=== SOURCE MATERIAL ===

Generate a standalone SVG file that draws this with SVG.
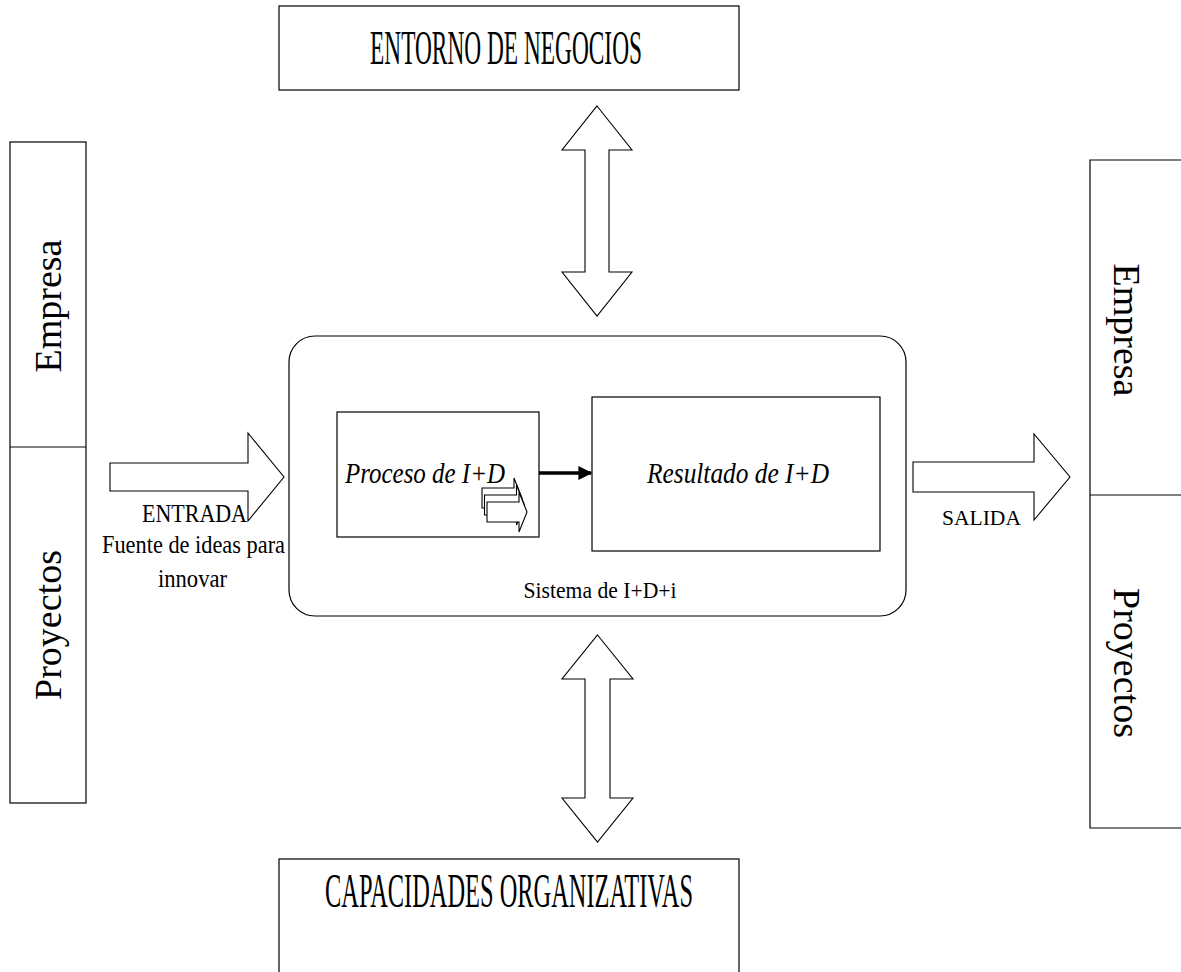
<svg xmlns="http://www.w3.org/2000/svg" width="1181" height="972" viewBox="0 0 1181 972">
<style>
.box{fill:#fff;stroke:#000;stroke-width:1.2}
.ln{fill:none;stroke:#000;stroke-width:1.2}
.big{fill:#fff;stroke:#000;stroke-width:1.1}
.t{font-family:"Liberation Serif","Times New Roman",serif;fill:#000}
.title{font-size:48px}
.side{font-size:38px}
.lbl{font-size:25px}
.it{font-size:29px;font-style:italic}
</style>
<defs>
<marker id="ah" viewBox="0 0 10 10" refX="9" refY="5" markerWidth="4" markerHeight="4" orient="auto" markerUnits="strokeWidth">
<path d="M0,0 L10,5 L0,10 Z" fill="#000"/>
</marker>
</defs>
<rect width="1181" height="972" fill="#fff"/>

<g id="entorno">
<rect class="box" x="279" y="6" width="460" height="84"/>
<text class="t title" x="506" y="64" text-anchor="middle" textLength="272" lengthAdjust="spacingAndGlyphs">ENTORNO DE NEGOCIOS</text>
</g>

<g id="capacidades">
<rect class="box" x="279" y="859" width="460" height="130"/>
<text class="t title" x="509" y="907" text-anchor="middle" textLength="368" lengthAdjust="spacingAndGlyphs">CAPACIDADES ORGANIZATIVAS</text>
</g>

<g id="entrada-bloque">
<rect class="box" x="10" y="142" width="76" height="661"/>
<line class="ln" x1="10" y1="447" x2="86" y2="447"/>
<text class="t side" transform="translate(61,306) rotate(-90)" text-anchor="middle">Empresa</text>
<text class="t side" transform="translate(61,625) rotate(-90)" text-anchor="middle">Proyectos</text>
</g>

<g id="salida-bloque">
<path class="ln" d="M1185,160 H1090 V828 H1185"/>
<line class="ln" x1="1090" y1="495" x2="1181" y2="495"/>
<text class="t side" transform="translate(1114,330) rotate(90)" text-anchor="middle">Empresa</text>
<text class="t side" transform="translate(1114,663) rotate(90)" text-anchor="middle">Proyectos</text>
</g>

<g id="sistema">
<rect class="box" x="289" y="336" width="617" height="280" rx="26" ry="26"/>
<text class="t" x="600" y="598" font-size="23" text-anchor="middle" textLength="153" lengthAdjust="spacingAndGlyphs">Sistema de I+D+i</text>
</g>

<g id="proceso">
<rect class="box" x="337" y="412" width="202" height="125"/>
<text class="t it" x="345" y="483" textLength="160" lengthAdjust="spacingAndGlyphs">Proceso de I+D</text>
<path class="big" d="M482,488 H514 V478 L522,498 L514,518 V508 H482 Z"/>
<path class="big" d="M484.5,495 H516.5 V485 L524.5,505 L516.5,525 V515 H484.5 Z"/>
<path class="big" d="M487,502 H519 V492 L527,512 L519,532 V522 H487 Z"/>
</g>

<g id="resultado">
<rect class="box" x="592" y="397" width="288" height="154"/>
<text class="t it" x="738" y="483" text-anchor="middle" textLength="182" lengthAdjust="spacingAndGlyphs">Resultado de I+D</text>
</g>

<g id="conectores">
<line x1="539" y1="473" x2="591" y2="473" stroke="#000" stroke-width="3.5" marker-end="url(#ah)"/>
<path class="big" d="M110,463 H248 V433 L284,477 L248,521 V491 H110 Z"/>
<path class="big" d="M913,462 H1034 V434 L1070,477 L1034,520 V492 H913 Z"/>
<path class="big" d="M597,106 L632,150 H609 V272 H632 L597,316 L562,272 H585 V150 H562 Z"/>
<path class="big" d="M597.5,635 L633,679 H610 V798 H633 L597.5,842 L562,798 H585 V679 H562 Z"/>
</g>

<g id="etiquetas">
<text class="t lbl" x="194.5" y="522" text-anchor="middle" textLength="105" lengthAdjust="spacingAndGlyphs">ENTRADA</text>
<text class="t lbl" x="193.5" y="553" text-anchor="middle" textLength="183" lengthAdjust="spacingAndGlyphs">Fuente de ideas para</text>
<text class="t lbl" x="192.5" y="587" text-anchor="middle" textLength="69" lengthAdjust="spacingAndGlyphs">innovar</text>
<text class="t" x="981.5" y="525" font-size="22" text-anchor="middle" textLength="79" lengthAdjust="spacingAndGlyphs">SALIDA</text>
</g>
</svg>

===

EXERCISE AIM: In your copy, leave out the pictures and reproduce the material above exactly.

RESPONSE BELOW:
Generate a standalone SVG file that draws this with SVG.
<svg xmlns="http://www.w3.org/2000/svg" width="1181" height="972" viewBox="0 0 1181 972">
<style>
.box{fill:#fff;stroke:#000;stroke-width:1.2}
.ln{fill:none;stroke:#000;stroke-width:1.2}
.big{fill:#fff;stroke:#000;stroke-width:1.1}
.t{font-family:"Liberation Serif","Times New Roman",serif;fill:#000}
.title{font-size:48px}
.side{font-size:38px}
.lbl{font-size:25px}
.it{font-size:29px;font-style:italic}
</style>
<defs>
<marker id="ah" viewBox="0 0 10 10" refX="9" refY="5" markerWidth="4" markerHeight="4" orient="auto" markerUnits="strokeWidth">
<path d="M0,0 L10,5 L0,10 Z" fill="#000"/>
</marker>
</defs>
<rect width="1181" height="972" fill="#fff"/>

<g id="entorno">
<rect class="box" x="279" y="6" width="460" height="84"/>
<text class="t title" x="506" y="64" text-anchor="middle" textLength="272" lengthAdjust="spacingAndGlyphs">ENTORNO DE NEGOCIOS</text>
</g>

<g id="capacidades">
<rect class="box" x="279" y="859" width="460" height="130"/>
<text class="t title" x="509" y="907" text-anchor="middle" textLength="368" lengthAdjust="spacingAndGlyphs">CAPACIDADES ORGANIZATIVAS</text>
</g>

<g id="entrada-bloque">
<rect class="box" x="10" y="142" width="76" height="661"/>
<line class="ln" x1="10" y1="447" x2="86" y2="447"/>
<text class="t side" transform="translate(61,306) rotate(-90)" text-anchor="middle">Empresa</text>
<text class="t side" transform="translate(61,625) rotate(-90)" text-anchor="middle">Proyectos</text>
</g>

<g id="salida-bloque">
<path class="ln" d="M1185,160 H1090 V828 H1185"/>
<line class="ln" x1="1090" y1="495" x2="1181" y2="495"/>
<text class="t side" transform="translate(1114,330) rotate(90)" text-anchor="middle">Empresa</text>
<text class="t side" transform="translate(1114,663) rotate(90)" text-anchor="middle">Proyectos</text>
</g>

<g id="sistema">
<rect class="box" x="289" y="336" width="617" height="280" rx="26" ry="26"/>
<text class="t" x="600" y="598" font-size="23" text-anchor="middle" textLength="153" lengthAdjust="spacingAndGlyphs">Sistema de I+D+i</text>
</g>

<g id="proceso">
<rect class="box" x="337" y="412" width="202" height="125"/>
<text class="t it" x="345" y="483" textLength="160" lengthAdjust="spacingAndGlyphs">Proceso de I+D</text>
<path class="big" d="M482,488 H514 V478 L522,498 L514,518 V508 H482 Z"/>
<path class="big" d="M484.5,495 H516.5 V485 L524.5,505 L516.5,525 V515 H484.5 Z"/>
<path class="big" d="M487,502 H519 V492 L527,512 L519,532 V522 H487 Z"/>
</g>

<g id="resultado">
<rect class="box" x="592" y="397" width="288" height="154"/>
<text class="t it" x="738" y="483" text-anchor="middle" textLength="182" lengthAdjust="spacingAndGlyphs">Resultado de I+D</text>
</g>

<g id="conectores">
<line x1="539" y1="473" x2="591" y2="473" stroke="#000" stroke-width="3.5" marker-end="url(#ah)"/>
<path class="big" d="M110,463 H248 V433 L284,477 L248,521 V491 H110 Z"/>
<path class="big" d="M913,462 H1034 V434 L1070,477 L1034,520 V492 H913 Z"/>
<path class="big" d="M597,106 L632,150 H609 V272 H632 L597,316 L562,272 H585 V150 H562 Z"/>
<path class="big" d="M597.5,635 L633,679 H610 V798 H633 L597.5,842 L562,798 H585 V679 H562 Z"/>
</g>

<g id="etiquetas">
<text class="t lbl" x="194.5" y="522" text-anchor="middle" textLength="105" lengthAdjust="spacingAndGlyphs">ENTRADA</text>
<text class="t lbl" x="193.5" y="553" text-anchor="middle" textLength="183" lengthAdjust="spacingAndGlyphs">Fuente de ideas para</text>
<text class="t lbl" x="192.5" y="587" text-anchor="middle" textLength="69" lengthAdjust="spacingAndGlyphs">innovar</text>
<text class="t" x="981.5" y="525" font-size="22" text-anchor="middle" textLength="79" lengthAdjust="spacingAndGlyphs">SALIDA</text>
</g>
</svg>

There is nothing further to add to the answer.